WHAT YOU SHOULD DO: The listing below begins with the first line you should copy; stop after the line containing "observers = [1, 2, 3, 4, 5, 6]", and drop every picture.

SUPPLIED INFORMATION:
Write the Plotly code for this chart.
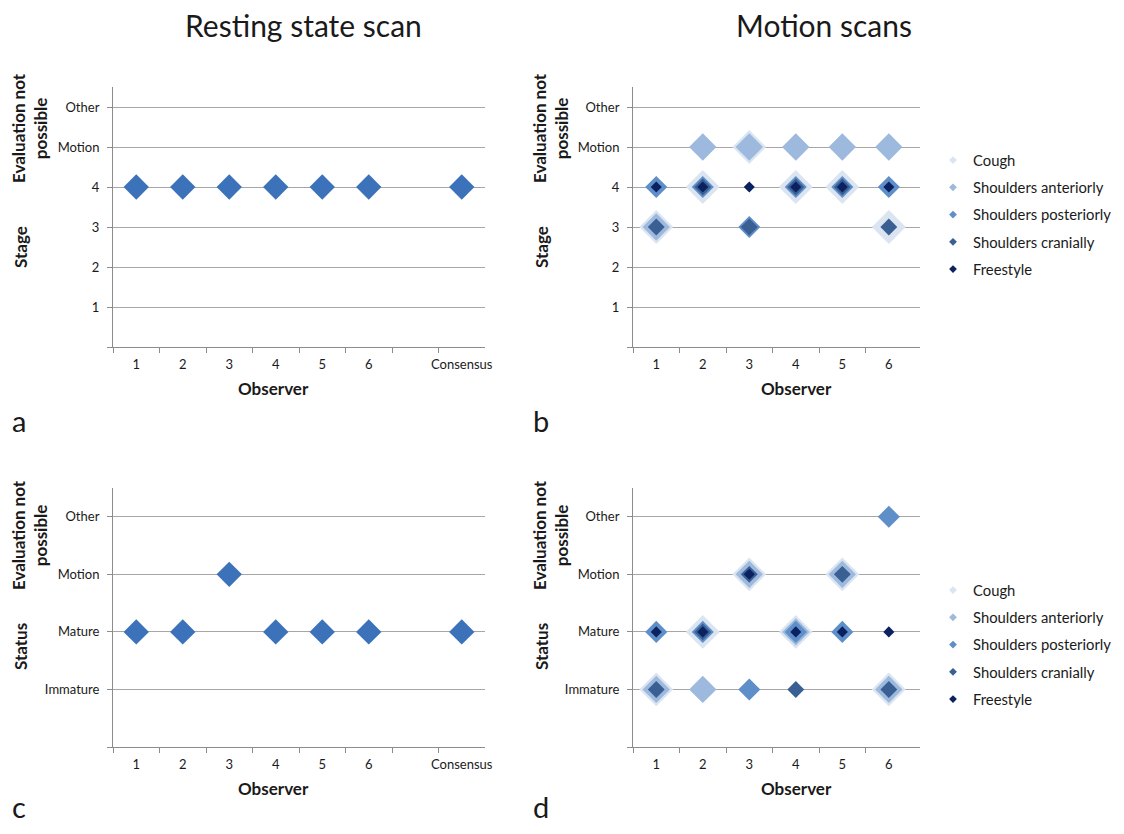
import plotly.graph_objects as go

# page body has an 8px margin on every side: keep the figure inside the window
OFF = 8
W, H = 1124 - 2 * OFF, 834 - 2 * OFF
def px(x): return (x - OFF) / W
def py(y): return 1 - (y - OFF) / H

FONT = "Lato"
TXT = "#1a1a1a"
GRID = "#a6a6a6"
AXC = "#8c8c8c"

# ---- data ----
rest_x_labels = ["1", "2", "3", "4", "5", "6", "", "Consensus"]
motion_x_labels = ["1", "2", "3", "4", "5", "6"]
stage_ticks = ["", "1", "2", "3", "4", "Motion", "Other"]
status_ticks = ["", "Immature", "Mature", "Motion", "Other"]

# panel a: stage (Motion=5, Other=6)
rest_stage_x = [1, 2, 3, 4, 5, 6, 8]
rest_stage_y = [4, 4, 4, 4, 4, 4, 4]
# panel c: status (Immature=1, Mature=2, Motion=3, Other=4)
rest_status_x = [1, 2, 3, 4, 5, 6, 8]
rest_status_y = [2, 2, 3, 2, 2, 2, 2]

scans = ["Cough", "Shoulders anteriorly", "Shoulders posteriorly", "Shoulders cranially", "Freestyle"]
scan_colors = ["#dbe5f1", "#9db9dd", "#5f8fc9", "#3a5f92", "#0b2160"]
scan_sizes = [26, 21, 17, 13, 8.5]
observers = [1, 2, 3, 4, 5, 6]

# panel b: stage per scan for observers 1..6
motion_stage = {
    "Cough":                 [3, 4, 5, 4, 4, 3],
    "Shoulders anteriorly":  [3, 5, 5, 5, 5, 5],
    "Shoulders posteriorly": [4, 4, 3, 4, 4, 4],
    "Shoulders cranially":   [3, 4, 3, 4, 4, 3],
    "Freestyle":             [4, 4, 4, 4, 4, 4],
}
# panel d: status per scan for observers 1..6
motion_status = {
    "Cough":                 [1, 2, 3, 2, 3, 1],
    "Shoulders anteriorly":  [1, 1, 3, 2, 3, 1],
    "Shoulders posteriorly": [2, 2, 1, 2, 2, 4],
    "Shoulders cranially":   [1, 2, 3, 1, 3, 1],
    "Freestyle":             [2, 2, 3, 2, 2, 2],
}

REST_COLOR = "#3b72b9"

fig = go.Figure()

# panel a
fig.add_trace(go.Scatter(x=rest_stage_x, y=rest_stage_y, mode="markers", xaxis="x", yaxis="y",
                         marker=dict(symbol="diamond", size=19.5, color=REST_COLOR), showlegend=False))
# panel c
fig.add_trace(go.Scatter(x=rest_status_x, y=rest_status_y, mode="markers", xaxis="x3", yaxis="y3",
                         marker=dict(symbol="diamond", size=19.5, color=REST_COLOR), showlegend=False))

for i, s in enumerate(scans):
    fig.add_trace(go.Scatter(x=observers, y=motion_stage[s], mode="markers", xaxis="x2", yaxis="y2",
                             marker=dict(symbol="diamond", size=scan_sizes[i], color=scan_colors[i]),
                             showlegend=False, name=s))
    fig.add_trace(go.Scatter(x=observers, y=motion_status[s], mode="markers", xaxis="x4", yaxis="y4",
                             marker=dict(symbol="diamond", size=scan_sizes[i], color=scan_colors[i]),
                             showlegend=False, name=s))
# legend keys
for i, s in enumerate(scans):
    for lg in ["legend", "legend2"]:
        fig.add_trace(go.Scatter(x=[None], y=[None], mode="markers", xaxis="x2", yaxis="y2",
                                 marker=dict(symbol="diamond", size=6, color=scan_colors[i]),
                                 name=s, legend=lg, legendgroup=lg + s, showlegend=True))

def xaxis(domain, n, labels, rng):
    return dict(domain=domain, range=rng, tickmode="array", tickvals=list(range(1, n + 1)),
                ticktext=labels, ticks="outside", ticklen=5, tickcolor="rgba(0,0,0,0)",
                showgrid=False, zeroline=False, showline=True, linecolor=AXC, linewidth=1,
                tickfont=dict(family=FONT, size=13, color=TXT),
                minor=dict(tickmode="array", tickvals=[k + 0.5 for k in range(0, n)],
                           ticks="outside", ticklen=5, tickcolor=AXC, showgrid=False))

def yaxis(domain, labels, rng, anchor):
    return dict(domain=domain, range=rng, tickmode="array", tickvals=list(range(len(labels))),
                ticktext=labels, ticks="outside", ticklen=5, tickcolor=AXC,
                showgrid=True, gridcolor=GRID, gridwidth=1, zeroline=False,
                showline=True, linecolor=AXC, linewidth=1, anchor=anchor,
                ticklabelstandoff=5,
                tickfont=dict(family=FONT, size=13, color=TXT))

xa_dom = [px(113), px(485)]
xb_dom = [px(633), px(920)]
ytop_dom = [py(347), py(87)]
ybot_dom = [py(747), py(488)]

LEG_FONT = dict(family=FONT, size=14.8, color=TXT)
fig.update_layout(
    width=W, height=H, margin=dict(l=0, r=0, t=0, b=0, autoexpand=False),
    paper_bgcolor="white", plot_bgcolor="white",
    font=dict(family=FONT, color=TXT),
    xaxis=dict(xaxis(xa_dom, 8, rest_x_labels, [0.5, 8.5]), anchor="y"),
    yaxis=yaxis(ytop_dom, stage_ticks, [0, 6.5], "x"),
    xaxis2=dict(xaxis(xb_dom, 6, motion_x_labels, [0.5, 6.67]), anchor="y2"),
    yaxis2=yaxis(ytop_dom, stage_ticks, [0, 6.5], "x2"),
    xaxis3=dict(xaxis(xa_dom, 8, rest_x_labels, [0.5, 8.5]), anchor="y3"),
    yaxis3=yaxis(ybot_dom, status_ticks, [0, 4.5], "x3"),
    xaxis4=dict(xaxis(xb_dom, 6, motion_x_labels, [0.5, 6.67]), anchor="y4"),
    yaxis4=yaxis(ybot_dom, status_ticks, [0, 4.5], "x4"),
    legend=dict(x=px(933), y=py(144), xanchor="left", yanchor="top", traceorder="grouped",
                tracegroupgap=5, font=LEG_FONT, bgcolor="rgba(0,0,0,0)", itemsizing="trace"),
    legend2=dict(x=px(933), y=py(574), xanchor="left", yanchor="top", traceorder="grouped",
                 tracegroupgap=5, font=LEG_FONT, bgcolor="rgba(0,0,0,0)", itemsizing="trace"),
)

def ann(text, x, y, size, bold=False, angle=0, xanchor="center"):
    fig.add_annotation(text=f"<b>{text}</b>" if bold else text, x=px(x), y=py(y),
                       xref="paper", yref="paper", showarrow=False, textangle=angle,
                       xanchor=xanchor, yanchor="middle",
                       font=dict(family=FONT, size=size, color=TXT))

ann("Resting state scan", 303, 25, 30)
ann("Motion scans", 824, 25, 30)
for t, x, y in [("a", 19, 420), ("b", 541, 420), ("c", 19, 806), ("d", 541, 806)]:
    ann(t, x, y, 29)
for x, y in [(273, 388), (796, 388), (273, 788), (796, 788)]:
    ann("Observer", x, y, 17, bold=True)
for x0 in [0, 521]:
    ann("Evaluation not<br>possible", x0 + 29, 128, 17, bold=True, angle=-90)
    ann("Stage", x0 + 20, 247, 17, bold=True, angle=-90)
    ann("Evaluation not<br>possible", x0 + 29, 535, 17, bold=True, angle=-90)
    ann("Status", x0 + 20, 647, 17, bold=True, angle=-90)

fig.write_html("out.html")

COMPLETED TASK:
Write the Plotly code for this chart.
import plotly.graph_objects as go

# page body has an 8px margin on every side: keep the figure inside the window
OFF = 8
W, H = 1124 - 2 * OFF, 834 - 2 * OFF
def px(x): return (x - OFF) / W
def py(y): return 1 - (y - OFF) / H

FONT = "Lato"
TXT = "#1a1a1a"
GRID = "#a6a6a6"
AXC = "#8c8c8c"

# ---- data ----
rest_x_labels = ["1", "2", "3", "4", "5", "6", "", "Consensus"]
motion_x_labels = ["1", "2", "3", "4", "5", "6"]
stage_ticks = ["", "1", "2", "3", "4", "Motion", "Other"]
status_ticks = ["", "Immature", "Mature", "Motion", "Other"]

# panel a: stage (Motion=5, Other=6)
rest_stage_x = [1, 2, 3, 4, 5, 6, 8]
rest_stage_y = [4, 4, 4, 4, 4, 4, 4]
# panel c: status (Immature=1, Mature=2, Motion=3, Other=4)
rest_status_x = [1, 2, 3, 4, 5, 6, 8]
rest_status_y = [2, 2, 3, 2, 2, 2, 2]

scans = ["Cough", "Shoulders anteriorly", "Shoulders posteriorly", "Shoulders cranially", "Freestyle"]
scan_colors = ["#dbe5f1", "#9db9dd", "#5f8fc9", "#3a5f92", "#0b2160"]
scan_sizes = [26, 21, 17, 13, 8.5]
observers = [1, 2, 3, 4, 5, 6]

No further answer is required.